May 24th, 2010 · 3 Comments

A great feature in newer Digital SLRs is High ISO capability.  This is a wonderful feature and really opens up the doors in the digital world.  Some still remember the film days of being stuck in a particular ASA (film equivalent to ISO) for an entire role of film.  In the digital world, we can change our ISO on every single image (if we choose to take the time).  This is a great tool, when used properly.   As with everything in life, there are downsides to all of these great features.  In this lesson, I will go over how to shoot in High ISO to obtain the fast shutter speeds we are all after, but in a way to minimize the bad (NOISE!)

First let’s discuss the basics of ISO and the noise that goes with it.  ISO basically makes the digital sensors in our cameras more sensitive to light.  When the sensor is more sensitive to light (higher ISO), this means for a given light source, the shutter is open for less time (faster shutter speed).  Fast shutter speeds are key when photographing wildlife, especially birds!  When I’m shooting birds in flight, I strive for 1/1000th of a second at the very least so in cloudy situations when this is typically very hard to achieve, I look to ISO to improve my shutter speeds.  This increase in shutter speed is great but the high ISO adds unwanted noise.  There is a fine line that one must not cross.  ISO menus on most Digital SLRs will allow the shooter to go as far as ISO 1600, 3200, and sometimes way beyond.  This is a crazy amount of ISO range and the biggest piece of advice I can give is “know your limits!”  When talking about noise, let’s look at some examples shot from a low-end Digital SLR with a 1.6x cropped sensor (PLEASE CLICK ON THE IMAGES FOR LARGER VIEWS):

Canon Rebel XTi, f4.5, Shutter Speed= 1/160th, ISO= 100

Canon Rebel XTi, f4.5, Shutter Speed= 1/2500th, ISO= 1600

In the examples above, notice the noise difference between ISO 100 & 1600.  There is major noise visible in the ISO 1600 example.  The good side, however, is the difference in shutter speed.  At ISO 100, our shutter speed was 160th of a second.  When we changed over to ISO 1600, look at how fast our shutter speed is; 2500th of a second.  That is a huge jump!  We must, however, weigh the downsides in this ISO change.  The shot will always look great on the camera’s small LCD Screen but when you get the image home, you will most likely be disappointed in the noise.  You may have a great subject in the frame but if noise takes over the image and that’s all the viewer sees, what’s the point?  Now let’s look at the image below shot at ISO 400 (the acceptable ISO limit for most lower end digital SLRs, in my opinion):

Canon Rebel XTi, f4.5, Shutter Speed= 1/640th, ISO= 400

The example above shows noise, but not enough to detract from the important elements of the image.  By knowing the limits, you can use higher ISO to your advantage but not go overboard.  By increasing the ISO to 400, we gained a lot of shutter speed (from 1/160th to 1/640th) but also minimized the amount of visible noise.

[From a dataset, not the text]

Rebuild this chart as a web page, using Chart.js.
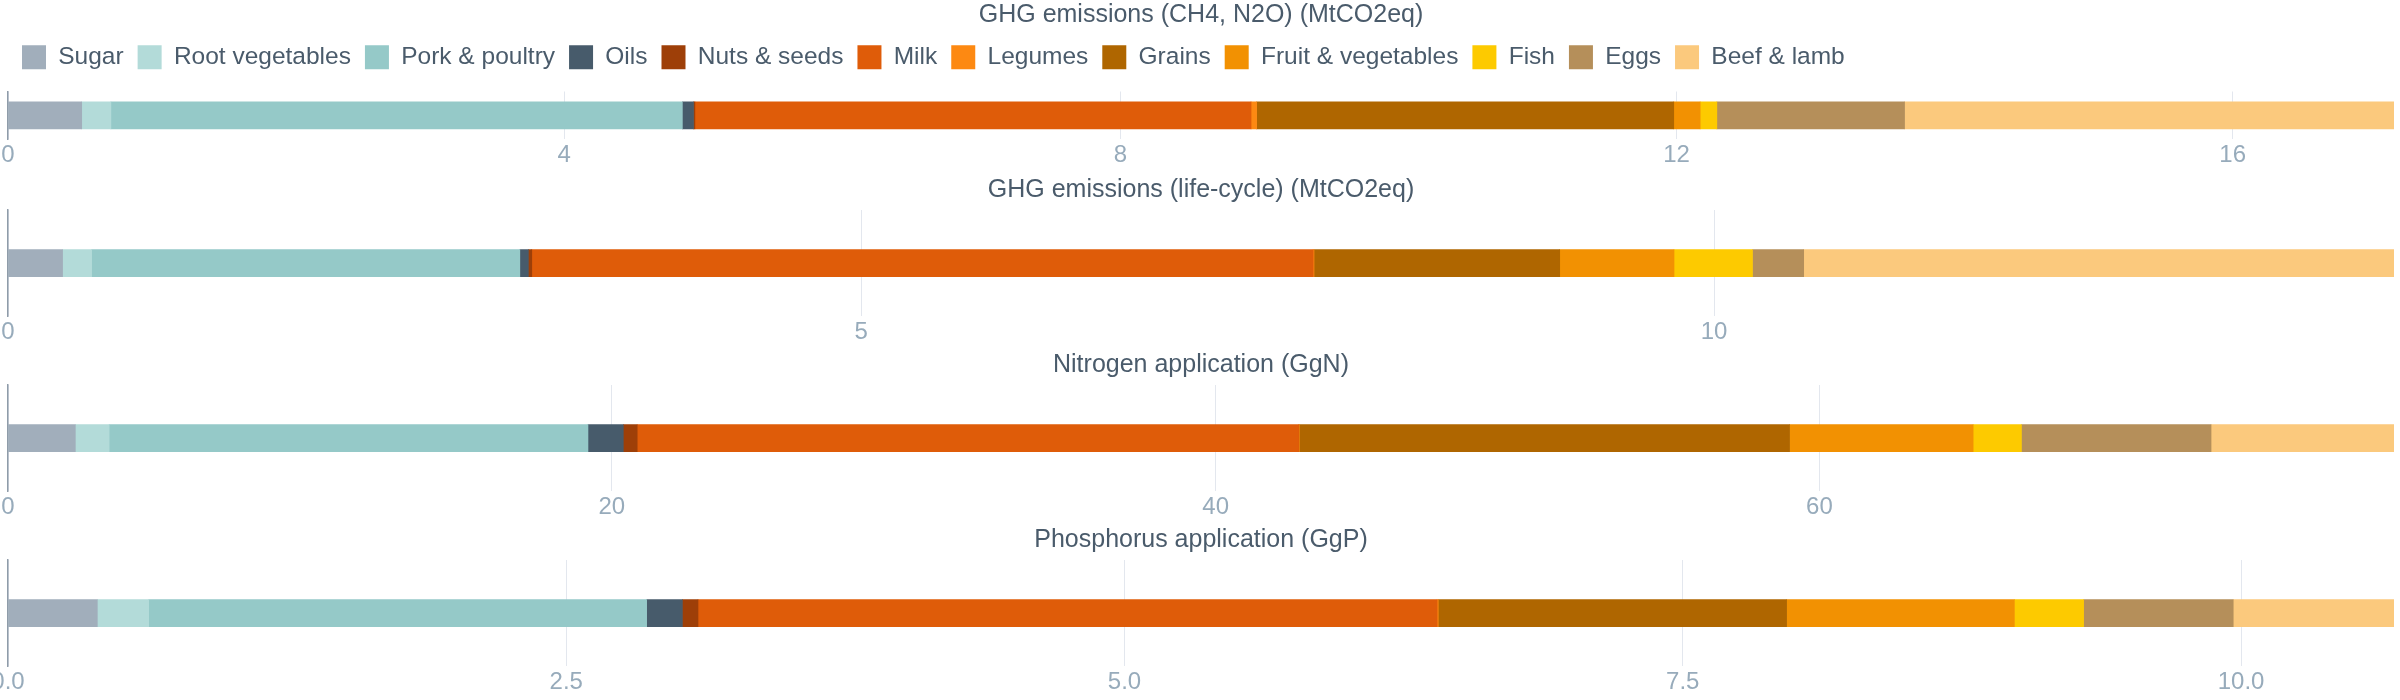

Another factor to consider when using High ISO is your depth of field (DoF).  When shooting Wildflowers a couple of years ago in shaded lighting, I needed to capture a specific shot but with a faster shutter speed due to winds.  I decided to take my ISO to the limit on my Rebel XT (ISO 1600).  I knew there would be crazy noise but decided to go for it.  At the time, I was stopped way down to f22 in order to have my entire foreground & background in focus.  When I brought the image home, I was amazed how little noise there was.  I zoomed in to 100% in Photoshop and noticed the noise was most definitely still there but because my background was in focus (adding depth and CONTRAST), I didn’t notice the noise.  The added contrast effectively hid the noise and allowed me to still capture the intended image.  The following example shows how the noise is hidden with an aperture that is stopped down:

Canon Rebel XTi, f25, Shutter Speed= 1/80th, ISO= 1600

This technique is not going to work with action shots as you still won’t have fast enough shutter speeds, given your stopped down aperture but when shooting landscapes or flora from a tripod, this can be a lifesaver in certain situations.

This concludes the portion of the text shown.